Would anyone know what is the current market price of the LGB Disney Forney locomotive?

Thank you

Norman


----------



## stevedenver (Jan 6, 2008)

see below double post


----------



## stevedenver (Jan 6, 2008)

well i have the sound version "Columbus"-almost identical but not Disney and has sound-year and years ago these sold on close out for 550-LGB digital sound feature is roughly worth about $300 upcharge -so you see -about 300-even with later price adjustment 

i believe your loco came with a set with 2 cars-and was only available that way-the set retailed for a whopping 900-but that isnt what they sold for typcially -about 650ish as i recall-so this might give you a 'leg up' 

im certainly no expert but do keep abreast of prices used and new-heres my best guess-worth what youll pay!!!........ 

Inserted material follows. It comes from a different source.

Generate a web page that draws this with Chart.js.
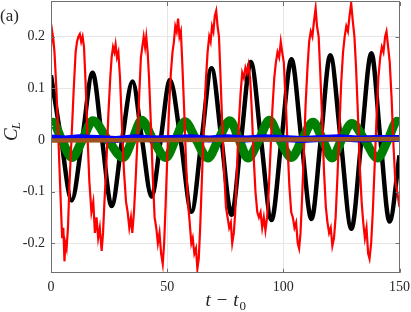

assuming its set been broken up, and the loco is pristine and with little or no running time 

id guess maybe as high as $400-that is, the some what based upon the following : the old price on the Chinese forneys was pretty much around $300 (when they were available)-then add yours is a 2-4-4 (to me more desitrable than the 0-4-4 version), the scarcity of Forneys in general now, and the Disney factor -to the right buyer it may be worth this amount or more-its a double market- LGB and Disney types-the downside is that these are a rather bright color scheme and not to everyone's taste for 'train types' -having no box is, for me, generally a 'no deal' as it raises, to me, right or wrong, issues of condition and care and, resale value to a 'collector' -if you find a buyer with a bunch of the Disney cars-face it theres only a few Disney locos-the outrageously expensive mogul and yours-the rest i think are Toy Train versions-so its sorta special to the right buyer-it could be higher-but premium prices seem to go with items with original boxes etc 

considerably less $$$ if loco condition is less than perfect, broken or missing parts, etc-altho with ebay ive seen some frenzied and not so prudent prices 

if yours is german made that is a plus as it is percieved as a better quality by some-may add $50 or so


----------